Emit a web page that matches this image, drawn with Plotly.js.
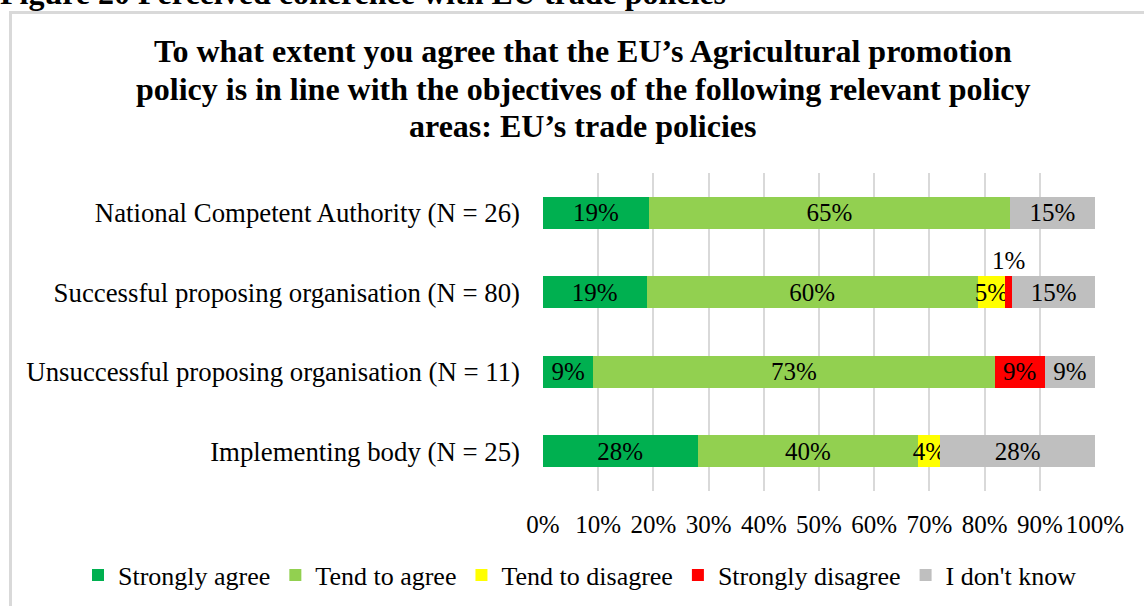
<!DOCTYPE html>
<html>
<head>
<meta charset="utf-8">
<script src="https://cdn.plot.ly/plotly-3.0.1.min.js"></script>
<style>
  html, body { margin: 0; padding: 0; background: #fff; overflow: hidden; }
  #frame { position: absolute; left: 9px; top: 11px; width: 1160px; height: 620px; border: 3px solid #d9d9d9; box-sizing: border-box; }
  #chart { position: absolute; left: 0; top: 0; width: 1144px; height: 606px; }
  #fig { position: absolute; left: 0; top: -23px; font-family: "Liberation Serif", "Times New Roman", serif; font-weight: bold; font-size: 32px; line-height: 32px; white-space: nowrap; color: #000; }
</style>
</head>
<body>
<div id="frame"></div>
<div id="fig">Figure 20 Perceived coherence with EU trade policies</div>
<div id="chart"></div>
<script>
// Categories (top to bottom)
const categories = [
  "National Competent Authority (N = 26)",
  "Successful proposing organisation (N = 80)",
  "Unsuccessful proposing organisation (N = 11)",
  "Implementing body (N = 25)"
];
// Series values (% of respondents)
const stronglyAgree    = [19.2, 18.75, 9.1, 28];
const tendToAgree      = [65.4, 60, 72.7, 40];
const tendToDisagree   = [0, 5, 0, 4];
const stronglyDisagree = [0, 1.25, 9.1, 0];
const dontKnow         = [15.4, 15, 9.1, 28];

const seriesNames  = ["Strongly agree", "Tend to agree", "Tend to disagree", "Strongly disagree", "I don't know"];
const seriesValues = [stronglyAgree, tendToAgree, tendToDisagree, stronglyDisagree, dontKnow];
const seriesColors = ["#00B050", "#92D050", "#FFFF00", "#FF0000", "#BFBFBF"];
const xTickVals = [0, 10, 20, 30, 40, 50, 60, 70, 80, 90, 100];
const xTickText = ["0%", "10%", "20%", "30%", "40%", "50%", "60%", "70%", "80%", "90%", "100%"];
const titleLines = [
  "To what extent you agree that the EU’s Agricultural promotion",
  "policy is in line with the objectives of the following relevant policy",
  "areas: EU’s trade policies"
];

const FONT = "Liberation Serif, Times New Roman, serif";
const SMALL = 3; // values below this get their label above the bar

// plot area in pixels (for placing paper-referenced text)
const PLOT_L = 543, PLOT_R = 1095, PLOT_T = 173, PLOT_B = 491;
const W = 1144, H = 606;
const px2x = px => (px - PLOT_L) / (PLOT_R - PLOT_L);
const py2y = py => (PLOT_B - py) / (PLOT_B - PLOT_T);

const traces = [];
const annotations = [];
const cum = categories.map(() => 0);
seriesValues.forEach((vals, si) => {
  const texts = vals.map((v, ci) => {
    if (v === 0) return "";
    if (v < SMALL) {
      annotations.push({
        x: cum[ci] + v / 2, y: categories[ci], xref: "x", yref: "y",
        text: Math.round(v) + "%", showarrow: false, yshift: 32,
        font: { family: FONT, size: 25, color: "#000" }
      });
      return "";
    }
    return Math.round(v) + "%";
  });
  vals.forEach((v, ci) => { cum[ci] += v; });
  traces.push({
    type: "bar", orientation: "h",
    name: seriesNames[si], x: vals, y: categories,
    marker: { color: seriesColors[si] },
    text: texts, textposition: "inside", insidetextanchor: "middle",
    constraintext: "none", textangle: 0,
    textfont: { family: FONT, size: 25, color: "#000" },
    hoverinfo: "name+x"
  });
});

// Chart title, three centred lines
const titleCenters = [51, 89, 126];
titleLines.forEach((t, i) => {
  annotations.push({
    text: "<b>" + t + "</b>", showarrow: false,
    xref: "paper", yref: "paper", x: px2x(583), y: py2y(titleCenters[i]),
    xanchor: "center", yanchor: "middle",
    font: { family: FONT, size: 32, color: "#000" }
  });
});

const layout = {
  width: W, height: H,
  paper_bgcolor: "rgba(0,0,0,0)", plot_bgcolor: "rgba(0,0,0,0)",
  barmode: "stack", bargap: 0.6,
  margin: { l: PLOT_L, r: W - PLOT_R, t: PLOT_T, b: H - PLOT_B, autoexpand: false },
  font: { family: FONT, size: 25, color: "#000" },
  xaxis: {
    range: [0, 100], tickvals: xTickVals, ticktext: xTickText,
    showgrid: true, gridcolor: "#d9d9d9", gridwidth: 2,
    zeroline: false, showline: false, ticks: "",
    ticklabelstandoff: 16, fixedrange: true,
    tickfont: { family: FONT, size: 25, color: "#000" }
  },
  yaxis: {
    type: "category", categoryorder: "array", categoryarray: categories,
    autorange: "reversed", showgrid: false, zeroline: false, ticks: "",
    ticklabelstandoff: 22, fixedrange: true,
    tickfont: { family: FONT, size: 26.8, color: "#000" }
  },
  legend: {
    orientation: "h", x: px2x(78), xanchor: "left",
    y: py2y(575), yanchor: "middle",
    font: { family: FONT, size: 26, color: "#000" },
    traceorder: "normal", itemwidth: 30, tracegroupgap: 0
  },
  showlegend: true,
  annotations: annotations
};

Plotly.newPlot("chart", traces, layout, { displayModeBar: false, staticPlot: true });
</script>
</body>
</html>
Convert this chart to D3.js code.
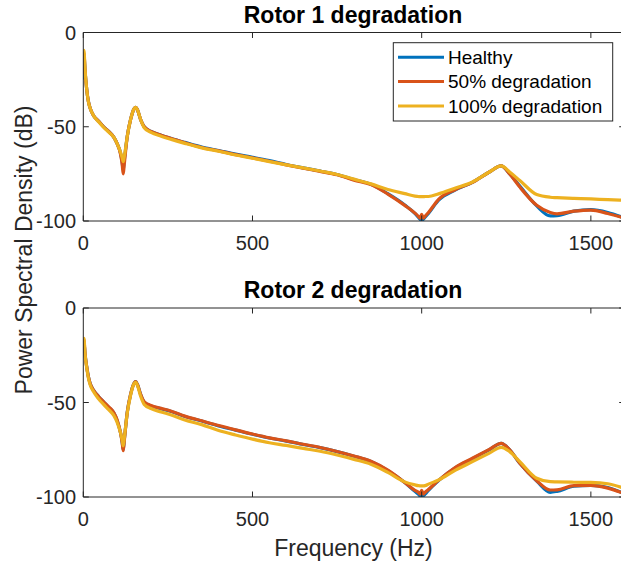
<!DOCTYPE html>
<html>
<head>
<meta charset="utf-8">
<script src="https://d3js.org/d3.v7.min.js"></script>
<style>
  body { margin: 0; background: #fff; }
  svg { font-family: "Liberation Sans", Arial, Helvetica, sans-serif; }
</style>
</head>
<body>
<svg id="psd" width="621" height="569"></svg>
<script>
// frequency grid (Hz) shared by all curves
const freq = [0, 2, 5, 10, 15, 20, 30, 45, 60, 75, 90, 100, 110, 115, 118, 121, 130, 140, 150, 155,
  160, 170, 180, 200, 230, 260, 300, 350, 400, 450, 500, 550, 600, 650, 700, 750, 800, 850, 900, 950,
  980, 990, 995, 1000, 1005, 1010, 1020, 1050, 1100, 1150, 1200, 1235, 1260, 1290, 1340, 1380, 1400, 1450, 1500, 1550, 1600];

// Rotor 1 (dB)
const r1_healthy = [-25, -12, -20, -30, -36.5, -40, -44, -47, -50, -52.5, -55.5, -59, -64, -69, -73, -68, -55, -46, -40.5, -39.7,
  -41, -46.5, -50, -52.5, -54.5, -56.2, -58.3, -60.8, -62.6, -64.5, -66.2, -68, -70, -71.8, -73.5, -75.3, -78, -80.5, -85.5, -91.5,
  -96, -98, -99, -99.7, -99, -98, -96, -89, -83.5, -79.5, -74, -70.8, -75, -81.5, -92, -97.3, -97.2, -94.8, -94, -95.5, -98.5];
const r1_deg50 = [-22, -11, -20, -30, -36.5, -40, -44, -47, -50, -52.5, -55.5, -59, -64.5, -70, -75, -70, -55, -46, -40.5, -39.7,
  -41, -46.5, -50, -52.5, -54.5, -56.2, -58.5, -61, -62.8, -64.8, -66.5, -68.3, -70.2, -72, -73.7, -75.5, -78.3, -80.7, -85.7, -91.7,
  -95.8, -97.5, -98.5, -96.5, -98.5, -97.5, -95.5, -88.5, -83.3, -79.5, -74, -70.8, -75, -82, -91.7, -95.5, -96.2, -94.8, -94.2, -96, -98.5];
const r1_deg100 = [-12, -9.5, -19, -30, -36.7, -40, -44, -47.3, -50.3, -52.8, -55.5, -59, -63.5, -66.5, -68.5, -66, -55, -46, -40.5, -39.7,
  -41, -46.5, -50.5, -53, -55, -56.7, -58.8, -61.2, -63, -65, -66.7, -68.5, -70.2, -71.8, -73.5, -75.3, -77.8, -80.3, -83.3, -85.5,
  -86.8, -87, -87.1, -87.1, -87.1, -87, -87, -85.6, -82.5, -79.3, -74, -70.8, -74, -78.5, -86, -87.4, -87.6, -88, -88.3, -88.7, -89];

// Rotor 2 (dB)
const r2_healthy = [-24, -18, -24, -31, -36.3, -39.8, -43.4, -46.8, -49.6, -52.5, -55.5, -59.5, -66, -71, -75, -70, -55, -45.5, -39.8, -39,
  -40.5, -46, -49.8, -51.8, -53.3, -54.8, -57.4, -59.8, -62.4, -64.6, -66.8, -68.8, -70.4, -72.2, -73.9, -76, -78.4, -81.2, -86, -92.3,
  -97, -98.5, -99.3, -99.8, -99.3, -98.5, -96.5, -91.3, -84.5, -79.7, -75, -71.6, -75, -82.2, -91.6, -97.5, -97, -94.3, -93.8, -95, -98.3];
const r2_deg50 = [-22, -17, -24, -31, -36.3, -39.8, -43.4, -46.8, -49.6, -52.3, -55.3, -59.3, -66, -71.5, -75.5, -70.5, -55, -45.5, -39.8, -39,
  -40.5, -46, -49.6, -51.6, -53.1, -54.6, -57.2, -59.7, -62.2, -64.5, -66.7, -68.7, -70.3, -72.1, -73.8, -75.9, -78.3, -81.1, -85.8, -92.3,
  -96.5, -97.5, -98.5, -96.5, -98.5, -97.5, -96, -91.2, -84.3, -79.5, -74.8, -71.6, -75, -82.2, -91.4, -96.3, -96.2, -94, -93.9, -95.3, -98.3];
const r2_deg100 = [-17, -16, -24, -31.5, -37, -40.5, -44.2, -48, -51, -53.8, -56.8, -60.5, -66, -70, -73, -69, -55.5, -46, -40, -39.3,
  -41, -47, -51, -53.2, -55, -56.6, -59.3, -61.7, -64.8, -67.2, -69.4, -71.3, -72.7, -74.3, -75.8, -77.8, -80.1, -82.7, -87, -92,
  -93.6, -94, -94.1, -94.1, -94.1, -94, -93.2, -91, -85.8, -81.3, -76.8, -73.7, -76, -81.3, -90.1, -91.9, -92, -92.2, -92.3, -93, -95.5];

const seriesNames = ["Healthy", "50% degradation", "100% degradation"];
const colors = ["#0072BD", "#D95319", "#EDB120"];
const xTicks = [0, 500, 1000, 1500];
const yTicks = [0, -50, -100];

const axisColor = "#262626";
const svg = d3.select("#psd");

const x = d3.scaleLinear().domain([0, 1600]).range([83.3, 624.7]);

function drawPanel(top, bottom, title, series, showLegend) {
  const y = d3.scaleLinear().domain([-100, 0]).range([bottom, top]);
  const g = svg.append("g");

  const clipId = "clip" + Math.round(top);
  g.append("clipPath").attr("id", clipId)
    .append("rect").attr("x", x.range()[0]).attr("y", top)
    .attr("width", x.range()[1] - x.range()[0]).attr("height", bottom - top);

  const line = d3.line()
    .x((d, i) => x(freq[i]))
    .y(d => y(d))
    .curve(d3.curveMonotoneX);

  g.append("g").attr("clip-path", `url(#${clipId})`)
    .selectAll("path")
    .data(series)
    .join("path")
    .attr("d", d => line(d))
    .attr("fill", "none")
    .attr("stroke", (d, i) => colors[i])
    .attr("stroke-width", 3.2)
    .attr("stroke-linejoin", "round");

  // box
  const [x0, x1] = x.range();
  g.append("path")
    .attr("d", `M${x0},${top}H${x1}M${x0},${top}V${bottom}H${x1}M${x1},${top}V${bottom}`)
    .attr("fill", "none").attr("stroke", axisColor).attr("stroke-width", 1);

  // ticks (inward, on all four sides)
  const tl = 5.5;
  xTicks.forEach(t => {
    g.append("line").attr("x1", x(t)).attr("x2", x(t)).attr("y1", bottom).attr("y2", bottom - tl)
      .attr("stroke", axisColor);
    g.append("line").attr("x1", x(t)).attr("x2", x(t)).attr("y1", top).attr("y2", top + tl)
      .attr("stroke", axisColor);
    g.append("text").attr("x", x(t)).attr("y", bottom + 29)
      .attr("text-anchor", "middle").attr("font-size", 20).attr("fill", axisColor)
      .text(t);
  });
  yTicks.forEach(t => {
    g.append("line").attr("x1", x0).attr("x2", x0 + tl).attr("y1", y(t)).attr("y2", y(t))
      .attr("stroke", axisColor);
    g.append("line").attr("x1", x1).attr("x2", x1 - tl).attr("y1", y(t)).attr("y2", y(t))
      .attr("stroke", axisColor);
    g.append("text").attr("x", 76).attr("y", y(t) + 7)
      .attr("text-anchor", "end").attr("font-size", 20).attr("fill", axisColor)
      .text(t);
  });

  g.append("text").attr("x", 353).attr("y", top - 10)
    .attr("text-anchor", "middle").attr("font-size", 23).attr("font-weight", "bold")
    .attr("fill", "#000").text(title);

  if (showLegend) {
    const lg = g.append("g");
    lg.append("rect").attr("x", 393.3).attr("y", 42.7).attr("width", 219.4).attr("height", 78.3)
      .attr("fill", "#fff").attr("stroke", axisColor).attr("stroke-width", 1);
    const rowY = [57.3, 81.5, 106];
    seriesNames.forEach((name, i) => {
      lg.append("line").attr("x1", 398).attr("x2", 444).attr("y1", rowY[i]).attr("y2", rowY[i])
        .attr("stroke", colors[i]).attr("stroke-width", 3);
      lg.append("text").attr("x", 448).attr("y", rowY[i] + 6.5)
        .attr("font-size", 19).attr("fill", "#000").text(name);
    });
  }
}

drawPanel(32.5, 221, "Rotor 1 degradation", [r1_healthy, r1_deg50, r1_deg100], true);
drawPanel(308, 497, "Rotor 2 degradation", [r2_healthy, r2_deg50, r2_deg100], false);

svg.append("text").attr("x", 353.5).attr("y", 556)
  .attr("text-anchor", "middle").attr("font-size", 23).attr("fill", axisColor)
  .text("Frequency (Hz)");

svg.append("text").attr("transform", "translate(32,250) rotate(-90)")
  .attr("text-anchor", "middle").attr("font-size", 23).attr("fill", axisColor)
  .text("Power Spectral Density (dB)");
</script>
</body>
</html>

---*---

Stated problem: Beginning at the line above that contains "Convert this chart to D3.js code.", repeat each line exactly through the one that contains "1500, 1550, 1600];", and leave out the pictures.

Exercise result:
Convert this chart to D3.js code.
<!DOCTYPE html>
<html>
<head>
<meta charset="utf-8">
<script src="https://d3js.org/d3.v7.min.js"></script>
<style>
  body { margin: 0; background: #fff; }
  svg { font-family: "Liberation Sans", Arial, Helvetica, sans-serif; }
</style>
</head>
<body>
<svg id="psd" width="621" height="569"></svg>
<script>
// frequency grid (Hz) shared by all curves
const freq = [0, 2, 5, 10, 15, 20, 30, 45, 60, 75, 90, 100, 110, 115, 118, 121, 130, 140, 150, 155,
  160, 170, 180, 200, 230, 260, 300, 350, 400, 450, 500, 550, 600, 650, 700, 750, 800, 850, 900, 950,
  980, 990, 995, 1000, 1005, 1010, 1020, 1050, 1100, 1150, 1200, 1235, 1260, 1290, 1340, 1380, 1400, 1450, 1500, 1550, 1600];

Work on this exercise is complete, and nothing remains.